Learning dynamics from coarse/noisy data with scalable symbolic regression

Abstract

Distilling equations from data can provide insights into physics systems, helping validate theoretical modeling, infer unknown system properties, and explore indeterminate processes. Noisy or downsampled data have been a bottleneck limiting wide applications of symbolic regression, since identified equations are sensitively affected by data statistics. Coarse and noisy data can deteriorate equation reliability by magnifying errors in derivative estimation. While physics-informed surrogate models have been introduced in the literature to reconstruct augmented data that are high-resolution, less affected by noise, and more consistent with underlying physics mechanism (“physics-consistent”) for symbolic regression, dominant symbolic regression methods with data augmentation features are reluctant to consider wide function search space. This is due to the optimization burden in nontrivial function search, which is further exacerbated when dynamics exhibit chaotic or rapid oscillation. In this paper, a novel physics-informed equation learning method is proposed to address these issues. Specifically, leveraging a Fourier feature mapping enables a regular and accessible fully-connected neural network (the surrogate model) to learn dynamics with various frequency components. A neural-network-based symbolic model is improved to efficiently represent and separate function combinations in the form of polynomial series.
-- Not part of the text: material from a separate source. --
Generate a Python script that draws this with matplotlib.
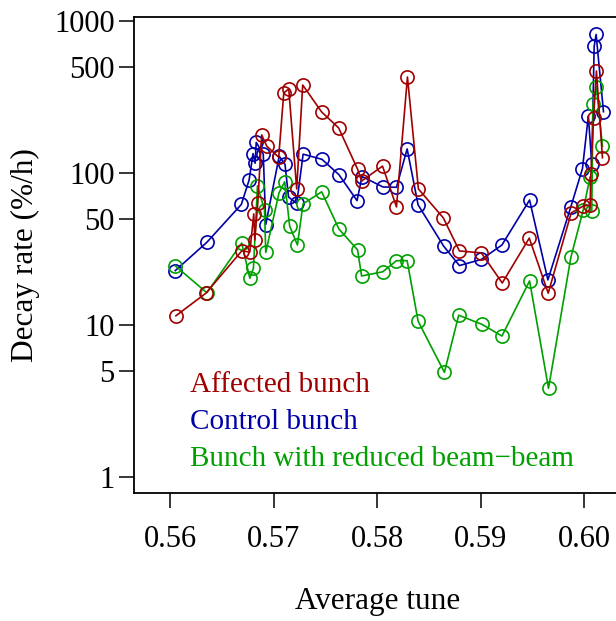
import matplotlib
matplotlib.use("Agg")
import matplotlib.pyplot as plt
from matplotlib.ticker import FixedLocator, NullLocator, FuncFormatter

# ── data ────────────────────────────────────────────────────────────────────
affected_tune = [0.56055, 0.56345, 0.56691, 0.56769, 0.56807, 0.56817, 0.56846,
                 0.56884, 0.56933, 0.57048, 0.57097, 0.57145, 0.57222, 0.57280,
                 0.57463, 0.57627, 0.57810, 0.57849, 0.58051, 0.58186, 0.58292,
                 0.58398, 0.58639, 0.58794, 0.59006, 0.59208, 0.59469, 0.59652,
                 0.59874, 0.59990, 0.60057, 0.60064, 0.60090, 0.60118, 0.60176]
affected_rate = [11.5, 16.2, 30.7, 30.2, 53.8, 36.2, 63.5,
                 178, 150, 127, 336, 357, 78.5, 379,
                 252, 198, 106, 88.5, 111, 59.8, 428,
                 78.5, 50.6, 30.7, 29.8, 18.9, 37.3, 16.2,
                 54.6, 60.6, 61.5, 98.5, 230, 469, 126]

control_tune = [0.56049, 0.56354, 0.56687, 0.56762, 0.56800, 0.56820, 0.56831,
                0.56899, 0.56923, 0.57053, 0.57109, 0.57143, 0.57222, 0.57284,
                0.57466, 0.57630, 0.57805, 0.57853, 0.58056, 0.58186, 0.58289,
                0.58395, 0.58642, 0.58794, 0.59006, 0.59205, 0.59472, 0.59649,
                0.59871, 0.59983, 0.60040, 0.60073, 0.60096, 0.60115, 0.60186]
control_rate = [22.8, 35.0, 62.1, 89.8, 134, 116, 159,
                133, 45.8, 129, 114, 69.5, 63, 133,
                123, 97.5, 65.8, 94.8, 80.9, 80.5, 144,
                61.7, 33.0, 24.6, 27.0, 33.6, 66.4, 19.8,
                60, 107, 237, 114, 680, 815, 253]

reduced_tune = [0.56049, 0.56354, 0.56691, 0.56769, 0.56804, 0.56843, 0.56911,
                0.56923, 0.57051, 0.57106, 0.57154, 0.57229, 0.57283, 0.57463,
                0.57630, 0.57810, 0.57849, 0.58054, 0.58186, 0.58289, 0.58395,
                0.58649, 0.58787, 0.59012, 0.59205, 0.59472, 0.59655, 0.59871,
                0.59990, 0.60057, 0.60073, 0.60085, 0.60118, 0.60176]
reduced_rate = [24.5, 16.3, 34.6, 20.3, 23.6, 82.4, 57,
                30.0, 74, 87.5, 44.7, 33.6, 62.6, 75.2,
                42.8, 31.2, 21.0, 22.4, 26.5, 26.5, 10.6,
                4.88, 11.6, 10.1, 8.46, 19.5, 3.83, 27.9,
                57, 94.5, 56.5, 283, 369, 150]

x_ticks = [0.56, 0.57, 0.58, 0.59, 0.60]
y_ticks = [1, 5, 10, 50, 100, 500, 1000]

RED, BLUE, GREEN = '#A00000', '#0000A8', '#00A000'
series = [
    ('Affected bunch', affected_tune, affected_rate, RED),
    ('Control bunch', control_tune, control_rate, BLUE),
    ('Bunch with reduced beam\u2212beam', reduced_tune, reduced_rate, GREEN),
]

plt.rcParams['font.family'] = ['Liberation Serif', 'DejaVu Serif']
plt.rcParams['font.size'] = 22

fig = plt.figure(figsize=(6.16, 6.21), dpi=100)
ax = fig.add_axes([134 / 616, 128 / 621, 488 / 616, 476 / 621])

# draw control and reduced first, affected on top
for idx in (1, 2, 0):
    label, xs, ys, col = series[idx]
    ax.plot(xs, ys, '-o', color=col, lw=1.2, ms=9.5, mfc='none', mew=1.2,
            label=label)

ax.set_yscale('log')
ax.set_xlim(0.5565, 0.60365)
ax.set_ylim(0.785, 1062)

ax.xaxis.set_major_locator(FixedLocator(x_ticks))
ax.xaxis.set_major_formatter(FuncFormatter(lambda v, p: f'{v:.2f}'))
ax.yaxis.set_major_locator(FixedLocator(y_ticks))
ax.yaxis.set_major_formatter(FuncFormatter(lambda v, p: f'{v:g}'))
ax.yaxis.set_minor_locator(NullLocator())
ax.tick_params(axis='both', which='major', length=11, width=1.1,
               direction='out', labelsize=22)
ax.tick_params(axis='x', pad=12)
ax.tick_params(axis='y', pad=3)
for sp in ax.spines.values():
    sp.set_linewidth(1.3)

ax.set_xlabel('Average tune', fontsize=22.5, labelpad=24)
ax.set_ylabel('Decay rate (%/h)', fontsize=22.5, labelpad=10)

# coloured text legend, no symbols
for k, (label, _, _, col) in enumerate(series):
    ax.text(0.115, 0.227 - k * 0.0777, label, color=col, fontsize=21,
            transform=ax.transAxes, ha='left', va='center')

fig.savefig('out.png', dpi=100)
Joint training of the surrogate model and the symbolic model enables “physics-consistent” data augmentation to the original low-quality data and lays the ground for a more reliable equation discovery. The proposed method is demonstrated by numerical and experimental systems parameterized by ordinary differential equations. Compared with baseline methods, such as sparse Bayesian learning and physics-informed neural network with dictionaries, it is found that the proposed method possesses evident competitive edges regarding optimization tractability for scalable function search. Codes will be publicly available upon publication.